(Source code of charts)
'''

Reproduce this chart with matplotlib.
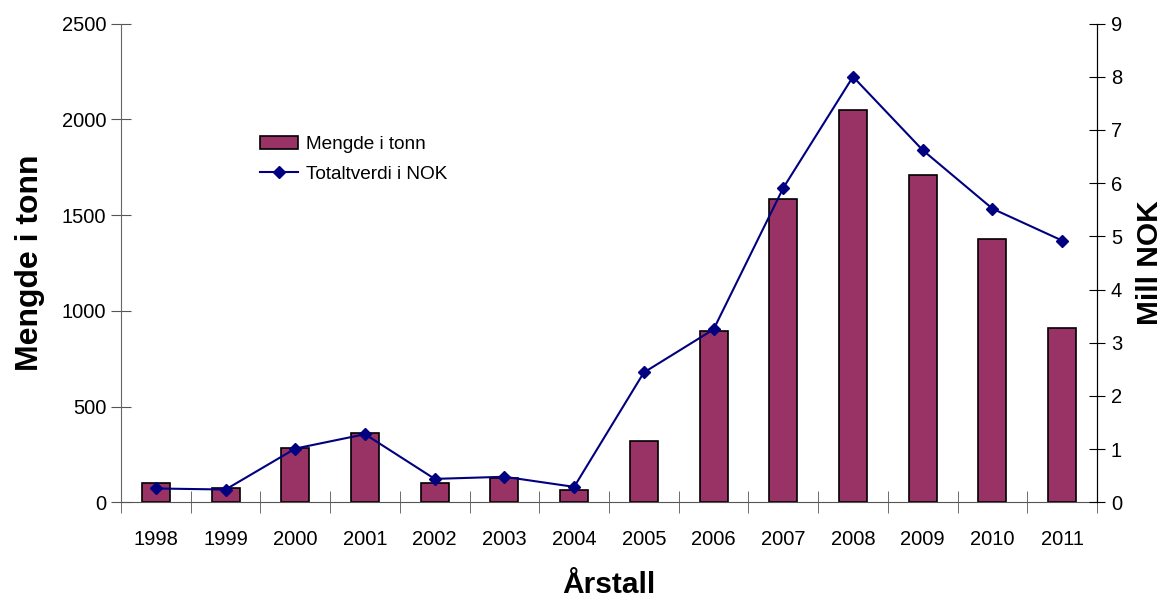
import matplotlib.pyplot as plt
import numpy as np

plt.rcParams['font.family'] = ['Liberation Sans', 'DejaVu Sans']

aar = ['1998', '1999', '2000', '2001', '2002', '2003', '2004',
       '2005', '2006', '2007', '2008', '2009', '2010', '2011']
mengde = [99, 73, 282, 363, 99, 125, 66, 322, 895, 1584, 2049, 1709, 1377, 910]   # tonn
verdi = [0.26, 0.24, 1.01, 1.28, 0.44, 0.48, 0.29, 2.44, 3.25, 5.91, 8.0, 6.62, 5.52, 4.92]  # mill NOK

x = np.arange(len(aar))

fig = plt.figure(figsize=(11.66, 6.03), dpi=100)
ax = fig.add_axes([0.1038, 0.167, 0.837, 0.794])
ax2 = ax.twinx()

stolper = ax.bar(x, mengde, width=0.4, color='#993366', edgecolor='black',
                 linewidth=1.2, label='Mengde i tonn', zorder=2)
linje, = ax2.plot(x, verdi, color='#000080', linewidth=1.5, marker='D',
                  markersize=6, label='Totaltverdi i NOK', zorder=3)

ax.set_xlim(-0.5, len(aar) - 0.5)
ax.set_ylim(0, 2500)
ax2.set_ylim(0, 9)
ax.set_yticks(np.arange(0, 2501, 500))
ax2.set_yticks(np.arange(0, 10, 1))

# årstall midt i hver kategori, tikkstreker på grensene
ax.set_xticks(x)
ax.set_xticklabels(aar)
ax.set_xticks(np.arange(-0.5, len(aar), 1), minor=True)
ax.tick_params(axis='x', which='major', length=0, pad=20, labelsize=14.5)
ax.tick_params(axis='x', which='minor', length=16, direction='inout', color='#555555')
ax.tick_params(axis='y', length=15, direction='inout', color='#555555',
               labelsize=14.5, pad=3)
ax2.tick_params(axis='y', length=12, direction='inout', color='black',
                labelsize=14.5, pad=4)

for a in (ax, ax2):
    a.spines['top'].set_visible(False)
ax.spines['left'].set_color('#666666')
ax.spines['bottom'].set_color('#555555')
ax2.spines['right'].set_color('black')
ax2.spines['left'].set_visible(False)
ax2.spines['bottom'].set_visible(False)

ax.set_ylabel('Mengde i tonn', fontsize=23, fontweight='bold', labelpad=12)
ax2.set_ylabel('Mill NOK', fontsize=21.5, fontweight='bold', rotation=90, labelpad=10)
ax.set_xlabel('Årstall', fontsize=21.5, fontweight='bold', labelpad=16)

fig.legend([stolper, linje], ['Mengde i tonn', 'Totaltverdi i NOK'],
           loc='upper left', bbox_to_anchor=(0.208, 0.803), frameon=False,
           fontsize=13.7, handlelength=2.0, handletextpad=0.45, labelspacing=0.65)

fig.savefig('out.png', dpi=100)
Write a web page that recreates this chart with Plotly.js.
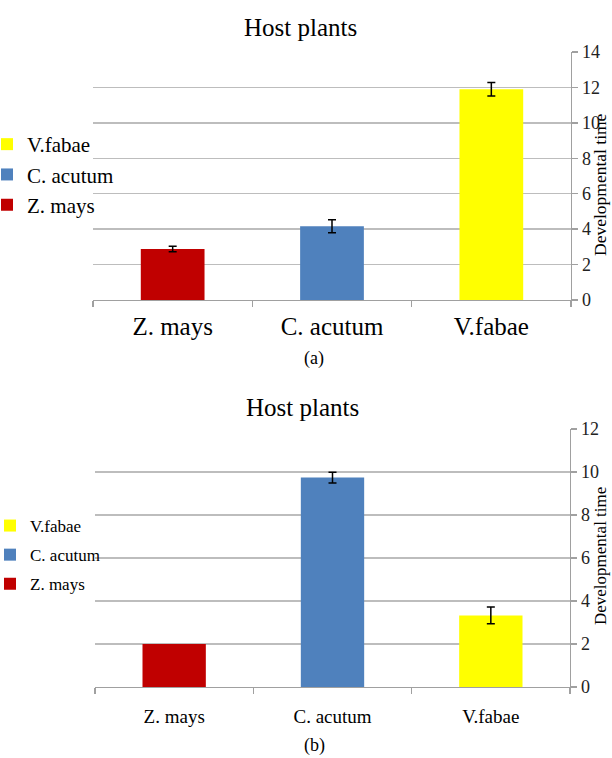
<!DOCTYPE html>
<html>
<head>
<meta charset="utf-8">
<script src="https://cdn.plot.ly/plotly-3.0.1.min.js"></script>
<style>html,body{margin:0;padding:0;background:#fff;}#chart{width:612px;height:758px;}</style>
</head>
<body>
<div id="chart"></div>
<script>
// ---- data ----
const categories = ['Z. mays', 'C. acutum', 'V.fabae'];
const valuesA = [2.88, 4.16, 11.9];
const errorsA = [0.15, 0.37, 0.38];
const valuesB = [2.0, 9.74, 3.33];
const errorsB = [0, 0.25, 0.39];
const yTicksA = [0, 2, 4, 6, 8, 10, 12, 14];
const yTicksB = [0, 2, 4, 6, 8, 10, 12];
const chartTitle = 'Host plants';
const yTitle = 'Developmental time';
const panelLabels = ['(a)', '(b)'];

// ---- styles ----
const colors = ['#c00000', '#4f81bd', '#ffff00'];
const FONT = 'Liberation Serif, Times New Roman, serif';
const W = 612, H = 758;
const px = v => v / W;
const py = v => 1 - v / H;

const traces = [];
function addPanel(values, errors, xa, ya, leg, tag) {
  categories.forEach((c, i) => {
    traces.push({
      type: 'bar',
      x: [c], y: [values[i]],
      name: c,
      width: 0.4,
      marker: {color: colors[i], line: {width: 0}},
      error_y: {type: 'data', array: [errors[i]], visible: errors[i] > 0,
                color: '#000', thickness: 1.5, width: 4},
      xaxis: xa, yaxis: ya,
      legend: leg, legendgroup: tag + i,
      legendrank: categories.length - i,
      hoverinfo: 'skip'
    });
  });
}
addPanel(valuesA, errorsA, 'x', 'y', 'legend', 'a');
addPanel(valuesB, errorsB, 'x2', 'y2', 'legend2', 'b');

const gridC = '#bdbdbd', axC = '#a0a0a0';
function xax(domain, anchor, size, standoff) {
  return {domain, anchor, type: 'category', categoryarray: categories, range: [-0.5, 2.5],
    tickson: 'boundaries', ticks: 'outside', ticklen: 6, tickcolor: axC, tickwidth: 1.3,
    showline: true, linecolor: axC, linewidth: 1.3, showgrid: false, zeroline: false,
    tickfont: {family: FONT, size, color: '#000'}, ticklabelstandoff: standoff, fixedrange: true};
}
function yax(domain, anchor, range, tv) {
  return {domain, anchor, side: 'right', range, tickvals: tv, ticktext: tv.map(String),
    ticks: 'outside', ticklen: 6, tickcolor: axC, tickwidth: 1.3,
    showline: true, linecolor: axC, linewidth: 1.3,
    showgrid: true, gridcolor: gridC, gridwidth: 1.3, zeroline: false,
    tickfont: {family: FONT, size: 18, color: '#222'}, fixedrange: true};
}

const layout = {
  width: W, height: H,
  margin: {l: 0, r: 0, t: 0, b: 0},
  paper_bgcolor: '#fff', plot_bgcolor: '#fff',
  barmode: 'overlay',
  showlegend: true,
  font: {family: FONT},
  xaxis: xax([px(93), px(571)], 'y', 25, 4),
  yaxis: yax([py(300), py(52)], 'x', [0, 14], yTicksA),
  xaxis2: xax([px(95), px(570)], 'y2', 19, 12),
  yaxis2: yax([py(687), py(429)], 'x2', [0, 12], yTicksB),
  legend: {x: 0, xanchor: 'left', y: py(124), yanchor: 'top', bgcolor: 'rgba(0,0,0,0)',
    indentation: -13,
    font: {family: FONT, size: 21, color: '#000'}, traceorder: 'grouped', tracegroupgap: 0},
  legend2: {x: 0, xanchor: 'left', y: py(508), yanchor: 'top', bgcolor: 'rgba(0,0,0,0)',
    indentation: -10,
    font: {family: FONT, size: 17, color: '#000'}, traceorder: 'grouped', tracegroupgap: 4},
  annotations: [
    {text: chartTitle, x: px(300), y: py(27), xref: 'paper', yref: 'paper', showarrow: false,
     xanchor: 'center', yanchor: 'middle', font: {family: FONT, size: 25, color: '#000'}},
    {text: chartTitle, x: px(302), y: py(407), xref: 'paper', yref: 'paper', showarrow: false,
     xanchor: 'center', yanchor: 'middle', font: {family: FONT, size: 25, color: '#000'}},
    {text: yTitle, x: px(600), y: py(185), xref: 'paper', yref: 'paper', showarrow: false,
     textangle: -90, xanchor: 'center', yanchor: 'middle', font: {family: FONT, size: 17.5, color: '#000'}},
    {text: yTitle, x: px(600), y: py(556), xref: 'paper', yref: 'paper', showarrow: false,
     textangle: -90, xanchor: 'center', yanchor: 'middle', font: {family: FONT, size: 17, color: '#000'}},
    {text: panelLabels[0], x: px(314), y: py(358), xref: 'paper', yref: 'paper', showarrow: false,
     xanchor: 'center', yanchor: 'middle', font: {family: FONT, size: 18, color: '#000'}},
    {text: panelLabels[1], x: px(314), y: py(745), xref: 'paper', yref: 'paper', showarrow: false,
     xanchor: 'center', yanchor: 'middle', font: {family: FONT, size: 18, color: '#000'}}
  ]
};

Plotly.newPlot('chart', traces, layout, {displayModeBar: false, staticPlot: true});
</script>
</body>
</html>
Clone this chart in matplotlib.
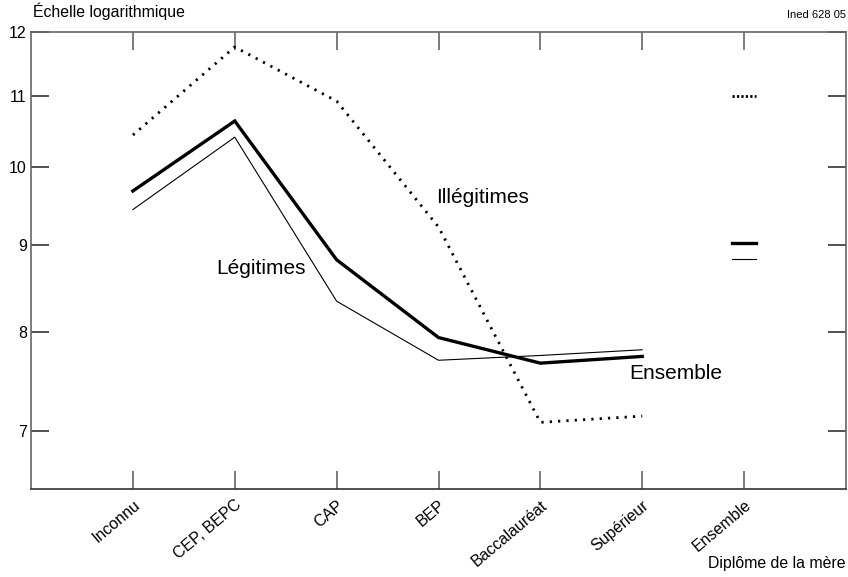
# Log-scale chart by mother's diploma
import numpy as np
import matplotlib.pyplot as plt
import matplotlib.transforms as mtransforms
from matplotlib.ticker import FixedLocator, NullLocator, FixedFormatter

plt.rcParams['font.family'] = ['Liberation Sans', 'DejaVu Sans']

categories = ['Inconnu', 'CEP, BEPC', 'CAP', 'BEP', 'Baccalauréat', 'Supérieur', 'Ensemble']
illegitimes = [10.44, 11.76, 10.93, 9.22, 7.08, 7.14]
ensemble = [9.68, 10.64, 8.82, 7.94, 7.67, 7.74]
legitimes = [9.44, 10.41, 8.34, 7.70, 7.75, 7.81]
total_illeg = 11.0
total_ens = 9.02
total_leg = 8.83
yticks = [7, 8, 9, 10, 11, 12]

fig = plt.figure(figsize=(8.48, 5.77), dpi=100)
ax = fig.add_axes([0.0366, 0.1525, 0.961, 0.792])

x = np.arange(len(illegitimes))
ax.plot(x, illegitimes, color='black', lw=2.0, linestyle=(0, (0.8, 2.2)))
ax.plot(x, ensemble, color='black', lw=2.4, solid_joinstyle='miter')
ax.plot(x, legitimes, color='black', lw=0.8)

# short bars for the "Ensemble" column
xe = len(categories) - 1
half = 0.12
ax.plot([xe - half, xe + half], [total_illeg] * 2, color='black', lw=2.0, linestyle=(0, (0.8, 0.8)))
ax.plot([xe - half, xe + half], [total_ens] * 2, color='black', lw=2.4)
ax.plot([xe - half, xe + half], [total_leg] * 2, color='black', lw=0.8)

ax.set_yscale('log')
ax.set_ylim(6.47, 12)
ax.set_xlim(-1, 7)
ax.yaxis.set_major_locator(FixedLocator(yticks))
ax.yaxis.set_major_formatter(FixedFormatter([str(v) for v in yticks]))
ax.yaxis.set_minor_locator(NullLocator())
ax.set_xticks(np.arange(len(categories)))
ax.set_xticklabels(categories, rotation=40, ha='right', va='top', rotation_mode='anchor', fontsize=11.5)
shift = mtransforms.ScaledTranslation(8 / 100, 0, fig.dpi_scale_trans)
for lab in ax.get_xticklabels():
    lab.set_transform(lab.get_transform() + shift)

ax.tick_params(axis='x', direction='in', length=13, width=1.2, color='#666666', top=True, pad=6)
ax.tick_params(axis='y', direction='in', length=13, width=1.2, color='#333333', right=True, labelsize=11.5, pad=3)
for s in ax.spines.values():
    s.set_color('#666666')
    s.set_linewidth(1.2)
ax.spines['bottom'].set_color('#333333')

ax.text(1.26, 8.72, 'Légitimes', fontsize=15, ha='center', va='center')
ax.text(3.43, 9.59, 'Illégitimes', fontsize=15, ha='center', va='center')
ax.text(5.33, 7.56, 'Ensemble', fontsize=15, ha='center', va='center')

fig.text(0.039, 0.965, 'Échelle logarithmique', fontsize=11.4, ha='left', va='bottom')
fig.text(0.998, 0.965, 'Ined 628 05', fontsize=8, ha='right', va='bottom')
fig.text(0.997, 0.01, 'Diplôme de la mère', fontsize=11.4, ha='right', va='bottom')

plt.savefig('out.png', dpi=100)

'''

Directions for this task: Retype only the lines above from the one with "Write a web" through the one with "addPanel(valuesB, errorsB, 'x2', 'y2', 'legend2', 'b');", exactly and with both ends. Images stay out.

Result for this task:
Write a web page that recreates this chart with Plotly.js.
<!DOCTYPE html>
<html>
<head>
<meta charset="utf-8">
<script src="https://cdn.plot.ly/plotly-3.0.1.min.js"></script>
<style>html,body{margin:0;padding:0;background:#fff;}#chart{width:612px;height:758px;}</style>
</head>
<body>
<div id="chart"></div>
<script>
// ---- data ----
const categories = ['Z. mays', 'C. acutum', 'V.fabae'];
const valuesA = [2.88, 4.16, 11.9];
const errorsA = [0.15, 0.37, 0.38];
const valuesB = [2.0, 9.74, 3.33];
const errorsB = [0, 0.25, 0.39];
const yTicksA = [0, 2, 4, 6, 8, 10, 12, 14];
const yTicksB = [0, 2, 4, 6, 8, 10, 12];
const chartTitle = 'Host plants';
const yTitle = 'Developmental time';
const panelLabels = ['(a)', '(b)'];

// ---- styles ----
const colors = ['#c00000', '#4f81bd', '#ffff00'];
const FONT = 'Liberation Serif, Times New Roman, serif';
const W = 612, H = 758;
const px = v => v / W;
const py = v => 1 - v / H;

const traces = [];
function addPanel(values, errors, xa, ya, leg, tag) {
  categories.forEach((c, i) => {
    traces.push({
      type: 'bar',
      x: [c], y: [values[i]],
      name: c,
      width: 0.4,
      marker: {color: colors[i], line: {width: 0}},
      error_y: {type: 'data', array: [errors[i]], visible: errors[i] > 0,
                color: '#000', thickness: 1.5, width: 4},
      xaxis: xa, yaxis: ya,
      legend: leg, legendgroup: tag + i,
      legendrank: categories.length - i,
      hoverinfo: 'skip'
    });
  });
}
addPanel(valuesA, errorsA, 'x', 'y', 'legend', 'a');
addPanel(valuesB, errorsB, 'x2', 'y2', 'legend2', 'b');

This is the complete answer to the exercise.